REAL MEN II - Treat 'Em Mean


“Man, she’s like a princess or something,” are the first words to emerge, with the two men, from muttering shadows beyond my neighbour’s fence-line. “Guys would treat her like a treasure” (You hear all kinds of poetry sitting on your balcony at three in the morning).
            “Nah, mate, I treat her like shit, bro”. You’ve seen this guy before: body almost square; that awkward steroidal gait, arms stuck out forty-five degrees – the closest his biceps will let them get to his sides; no-neck bucket-head shaved high and tight, fudged up bristle on top; all chin and forehead. “She’s dying inside – she tells me all the time”.
            It’s not a drunken confession. This type of guy doesn’t drink much – too many carbs. No, the behemoth is bragging. He’s proud of himself.
            Why (Not, why is he proud of himself. You can answer that just by looking at him)? The question that screams at many a man and most women is: why would any woman subject herself to that? What’s the attraction?
            My friend, Parkstreet, has touched on this (Go to www.kentparkstreetblog.com and type “The Lovable Rogue” into the search field; highly recommended). Despite his many faults, however, the lovable rogue of my friend’s blog is at least entertaining. I know: my mother married two of them. But what hold does this brute exercise over a woman – let alone one with the choices our culture offers to beauty?
            It’s not a rhetorical question; I really want to know. Parkstreet and I aren’t the only two guys to have racked our brains trying to figure it out. And evidently loverboy’s companion is struggling with the answer too.
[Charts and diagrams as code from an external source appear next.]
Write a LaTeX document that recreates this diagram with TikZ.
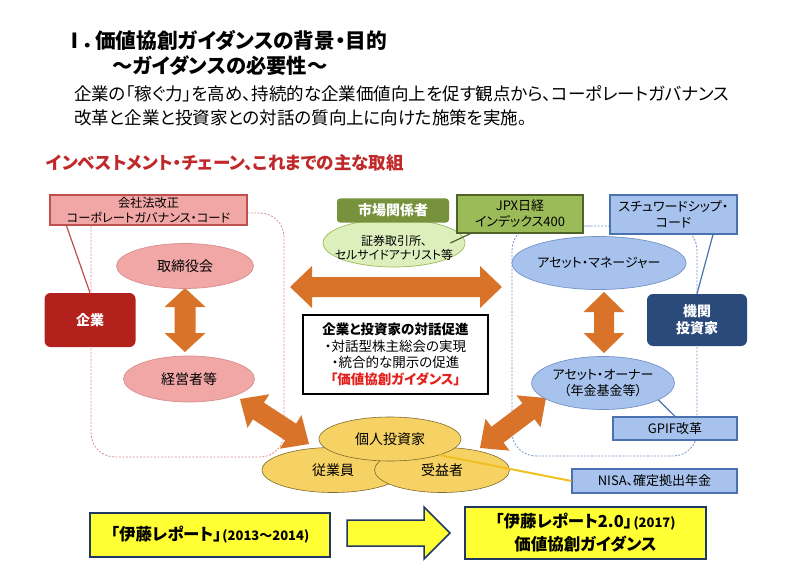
\documentclass[tikz,border=0pt]{standalone}
\usepackage{fontspec}
\setmainfont{Noto Sans CJK JP}[RawFeature=+palt]
\usetikzlibrary{calc,shapes.geometric}
\definecolor{pinkF}{HTML}{F2A7A7}
\definecolor{pinkB}{HTML}{C0504D}
\definecolor{pinkE}{HTML}{D98E8E}
\definecolor{corpR}{HTML}{B3211C}
\definecolor{orgA}{HTML}{D9732A}
\definecolor{grnD}{HTML}{76923C}
\definecolor{grnL}{HTML}{DCEFBC}
\definecolor{grnM}{HTML}{9BBB59}
\definecolor{grnB}{HTML}{4F6228}
\definecolor{bluL}{HTML}{A7C2EC}
\definecolor{bluB}{HTML}{4A72B0}
\definecolor{bluE}{HTML}{7393C7}
\definecolor{bluD}{HTML}{2B4A7C}
\definecolor{yelE}{HTML}{F6D264}
\definecolor{yelD}{HTML}{7F6A2A}
\definecolor{yelL}{HTML}{F0C020}
\definecolor{yelB}{HTML}{FFFF33}
\definecolor{navy}{HTML}{1F3864}
\definecolor{redT}{HTML}{C0282A}
\definecolor{redB}{HTML}{E3201B}
\newcommand{\dblarrow}[5]{($(#1)$) -- ($(#1)!#5!(#2)!#4!90:(#2)$) -- ($(#1)!#5!(#2)!#3!90:(#2)$) -- ($(#2)!#5!(#1)!#3!-90:(#1)$) -- ($(#2)!#5!(#1)!#4!-90:(#1)$) -- ($(#2)$) -- ($(#2)!#5!(#1)!#4!90:(#1)$) -- ($(#2)!#5!(#1)!#3!90:(#1)$) -- ($(#1)!#5!(#2)!#3!-90:(#2)$) -- ($(#1)!#5!(#2)!#4!-90:(#2)$) -- cycle}
\tikzset{
  fs/.style 2 args={font=\fontsize{#1}{#2}\selectfont},
  pinkell/.style={ellipse, fill=pinkF, draw=pinkE, line width=0.7, inner sep=0pt, fs={14}{17}},
  blueell/.style={ellipse, fill=bluL, draw=bluE, line width=0.7, inner sep=0pt, fs={13}{16}, align=center},
  yelell/.style={ellipse, fill=yelE, draw=yelD, line width=0.6, inner sep=0pt, fs={14}{17}},
  bluebox/.style={rectangle, fill=bluL, draw=bluB, line width=1.2, inner sep=0pt, fs={13}{16}, align=center},
  darkbox/.style={rectangle, rounded corners=6, text=white, inner sep=0pt, align=center, font=\fontsize{14}{17}\selectfont\bfseries},
  yelbox/.style={rectangle, fill=yelB, draw=navy, line width=1.5, inner sep=0pt, align=center, font=\fontsize{16.5}{23}\selectfont\bfseries},
  orarrow/.style={fill=orgA},
  dashpink/.style={draw=pinkE, line width=0.8, dash pattern=on 2pt off 1.5pt},
  dashblue/.style={draw=bluE, line width=0.8, dash pattern=on 2pt off 1.5pt},
}
\begin{document}
\begin{tikzpicture}[x=1pt,y=-1pt]
\useasboundingbox[fill=white] (0,0) rectangle (800,580);

% headings
\node[anchor=west, inner sep=0pt, font=\fontsize{20.7}{24}\selectfont\bfseries] (title) at (64,40) {Ⅰ．価値協創ガイダンスの背景・目的};
\node[anchor=west, inner sep=0pt, font=\fontsize{20.3}{24}\selectfont\bfseries] (sub) at (112,66) {～ガイダンスの必要性～};
\node[anchor=west, inner sep=0pt, fs={17.5}{20}] (body1) at (74,94) {企業の「稼ぐ力」を高め、持続的な企業価値向上を促す観点から、コーポレートガバナンス};
\node[anchor=west, inner sep=0pt, fs={17.5}{20}] (body2) at (74,118) {改革と企業と投資家との対話の質向上に向けた施策を実施。};
\node[anchor=west, inner sep=0pt, text=redT, font=\fontsize{17.5}{20}\selectfont\bfseries] (chain) at (46,163) {インベストメント・チェーン、これまでの主な取組};

% dashed groups
\draw[dashpink, rounded corners=24] (240,213) -- (284,213) -- (284,457) -- (91,457) -- (91,220);
\draw[dashblue, rounded corners=24] (580,226) -- (697,226) -- (697,456) -- (512,456) -- (512,226) -- (590,226);

% coordinates for block arrows
\coordinate (la1) at (185,288);
\coordinate (la2) at (185,352);
\coordinate (ra1) at (604,292);
\coordinate (ra2) at (604,353);
\coordinate (ha1) at (290,287);
\coordinate (ha2) at (502,287);
\coordinate (da1) at (240,399);
\coordinate (da2) at (309,444);
\coordinate (db1) at (480,448);
\coordinate (db2) at (546,398);
\fill[orarrow] \dblarrow{la1}{la2}{10.5pt}{20.5pt}{19pt};
\fill[orarrow] \dblarrow{ra1}{ra2}{10pt}{20.5pt}{20pt};
\fill[orarrow] \dblarrow{ha1}{ha2}{10pt}{21pt}{22pt};
\fill[orarrow] \dblarrow{da1}{da2}{10pt}{20pt}{22pt};
\fill[orarrow] \dblarrow{db1}{db2}{10pt}{20pt}{22pt};

% left side (companies)
\node[rectangle, fill=pinkF, draw=pinkB, line width=1.2, minimum width=197, minimum height=30, inner sep=0pt, align=center, font=\fontsize{12.2}{15}\selectfont] (cg) at (148.5,210) {会社法改正\\コーポレートガバナンス・コード};
\node[darkbox, fill=corpR, minimum width=91, minimum height=54] (kigyo) at (90,320) {企業};
\draw[pinkB, line width=1.2] ([xshift=17pt]cg.south west) -- (kigyo.north);
\node[pinkell, minimum width=137, minimum height=45] (board) at (185,266) {取締役会};
\node[pinkell, minimum width=131, minimum height=46] (mgmt) at (189,379) {経営者等};

% market participants
\node[ellipse, fill=grnL, draw=grnM, line width=0.7, minimum width=142, minimum height=48, inner sep=0pt] (mkt) at (394,243) {};
\node[inner sep=0pt, align=center, font=\fontsize{12}{13.5}\selectfont] (mkttxt) at (394,248) {証券取引所、\\セルサイドアナリスト等};
\node[rectangle, rounded corners=3, fill=grnD, text=white, minimum width=112, minimum height=24, inner sep=0pt, font=\fontsize{14}{17}\selectfont\bfseries] (mktbox) at (393,210.5) {市場関係者};
\node[rectangle, fill=grnM, draw=grnB, line width=1.2, minimum width=126, minimum height=38, inner sep=0pt, align=center, font=\fontsize{13}{16}\selectfont] (jpx) at (520,214) {JPX日経\\インデックス400};
\draw[grnB, line width=1.2] ([xshift=-15pt]mkt.east) -- ([xshift=14pt]jpx.south west);

% dialogue box
\node[rectangle, draw=black, line width=2, fill=white, minimum width=185, minimum height=79, inner sep=0pt, align=center, font=\fontsize{13.5}{16.5}\selectfont] (dialog) at (395.5,354.5) {{\bfseries 企業と投資家の対話促進}\\・対話型株主総会の実現\\・統合的な開示の促進\\{\bfseries\color{redB}「価値協創ガイダンス」}};

% right side (investors)
\node[bluebox, minimum width=127, minimum height=39] (sw) at (673.5,214.5) {スチュワードシップ・\\コード};
\node[darkbox, fill=bluD, minimum width=100, minimum height=52] (kikan) at (697,320) {機関\\投資家};
\draw[bluB, line width=1.2] ([xshift=39.5pt]sw.south) -- (kikan.north);
\node[blueell, minimum width=150, minimum height=53] (am) at (599,263) {アセット・マネージャー};
\node[blueell, minimum width=141, minimum height=53] (ao) at (603,383) {アセット・オーナー\\（年金基金等）};
\node[bluebox, minimum width=124, minimum height=23] (gpif) at (675,428.5) {GPIF改革};
\draw[bluB, line width=1.2] (ao.-17) -- (gpif.north);
\node[bluebox, minimum width=165, minimum height=24] (nisa) at (654.5,481) {NISA、確定拠出年金};

% individuals
\node[yelell, minimum width=142, minimum height=45] (emp) at (333,470) {従業員};
\node[yelell, minimum width=135, minimum height=45] (ben) at (442,470) {受益者};
\node[yelell, minimum width=142, minimum height=44] (ind) at (390,439) {個人投資家};
\draw[yelL, line width=2] (ind.-18) -- (nisa.west);

% bottom
\node[yelbox, minimum width=240, minimum height=44] (ito1) at (210,535) {「伊藤レポート」\kern1pt{\fontsize{13}{16}\selectfont (2013～2014)}};
\node[yelbox, minimum width=241, minimum height=52] (ito2) at (585.5,533) {「伊藤レポート2.0」\kern1.5pt{\fontsize{13}{16}\selectfont (2017)}\\価値協創ガイダンス};
\draw[fill=yelB, draw=navy, line width=1.5] (347,520) -- (424,520) -- (424,507) -- (450,533) -- (424,559) -- (424,546) -- (347,546) -- cycle;
\end{tikzpicture}
\end{document}
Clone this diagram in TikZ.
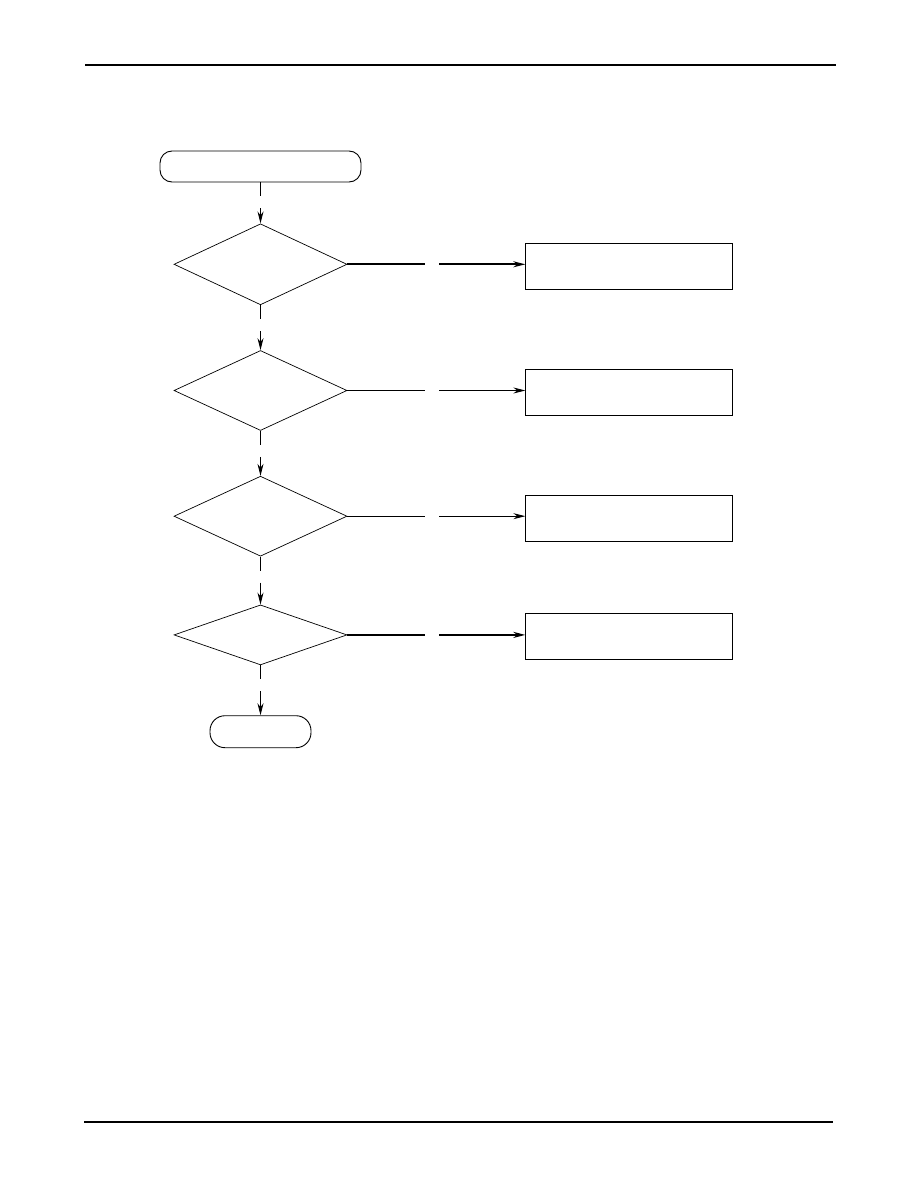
\documentclass[tikz,border=0pt]{standalone}
\usepackage{tikz}
\usetikzlibrary{shapes,arrows,arrows.meta,positioning,calc}

\begin{document}
\begin{tikzpicture}[
    x=1pt, y=-1pt,
    node distance=45pt and 178pt,
    terminal/.style={rectangle, rounded corners=12pt, draw=black, line width=0.9pt, minimum width=201pt, minimum height=31pt, inner sep=0pt},
    decision/.style={diamond, draw=black, line width=0.7pt, minimum width=173pt, minimum height=80pt, inner sep=0pt},
    action/.style={rectangle, draw=black, line width=1pt, minimum width=207pt, minimum height=46pt, inner sep=0pt},
    arrow/.style={-{Stealth[length=12pt,width=6pt]}, line width=0.9pt},
    vgap/.style={arrow, dash pattern=on 14pt off 12pt on 200pt},
    hgap/.style={arrow, dash pattern=on 78pt off 14pt on 200pt},
    rule/.style={line width=1.3pt}
]
    \useasboundingbox (0,0) rectangle (918,1188);

    % page rules
    \draw[rule] (85,65) -- (836,65);
    \draw[rule] (84,1122) -- (833,1122);

    % main column
    \node[terminal] (start) at (260.5,166.5) {};
    \node[decision, below=41pt of start, minimum height=81pt] (check1) {};
    \node[decision, below=45pt of check1] (check2) {};
    \node[decision, below=45pt of check2] (check3) {};
    \node[decision, below=48pt of check3, minimum height=60pt] (check4) {};
    \node[terminal, below=50pt of check4, minimum width=101pt, minimum height=32pt, rounded corners=15pt] (stop) {};

    % actions (right side)
    \node[action, right=of check1, yshift=-2pt] (fix1) {};
    \node[action, right=of check2, yshift=-2pt] (fix2) {};
    \node[action, right=of check3, yshift=-2pt] (fix3) {};
    \node[action, right=of check4, yshift=-2pt] (fix4) {};

    % down the column
    \draw[vgap] (start) -- (check1);
    \draw[vgap] (check1) -- (check2);
    \draw[vgap] (check2) -- (check3);
    \draw[vgap] (check3) -- (check4);
    \draw[vgap] (check4) -- (stop);

    % checks to actions
    \draw[hgap, line width=1.8pt] (check1.east) -- (check1.east -| fix1.west);
    \draw[hgap] (check2.east) -- (check2.east -| fix2.west);
    \draw[hgap] (check3.east) -- (check3.east -| fix3.west);
    \draw[hgap, line width=1.8pt] (check4.east) -- (check4.east -| fix4.west);

\end{tikzpicture}
\end{document}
            It can’t be that he’s spectacular in bed. Women in a position to know tell me juicing gym junkies soon lose the ability, even if they retain the interest.
            Some would say money, but it’s not that either: he’s on foot. Although Hulk isn’t drunk, his mate obviously is. The only drinking holes within walking distance have been shut for hours, yet they haven’t taken a cab or driven home – whatever money he has left-over after gym fees went on the brand-name shirt stretched across his beefy back.
            So, I don’t know. I wouldn’t mind betting who does, though. It’s the guy whose shoulder the woman probably cries on when He-Man’s not around; maybe the one who, at present, is trying to talk him into behaving like a human being.
            Maybe she’ll run away with him. Wouldn’t that be lovely? Nice Guy gets his treasure; the woman gets someone who’ll treat her like a princess; and knucklehead gets to be with the one he truly loves – his reflection in the gym wall mirror. And they all live happily ever after ...
            ... Nah.
            Laurel and Hardy fade beyond the farther fence-line, voices mingling again with the darkness. I drain my coffee mug and step back into my own shadows. Maybe if I stare at the ceiling and groan long enough I’ll eventually get some sleep.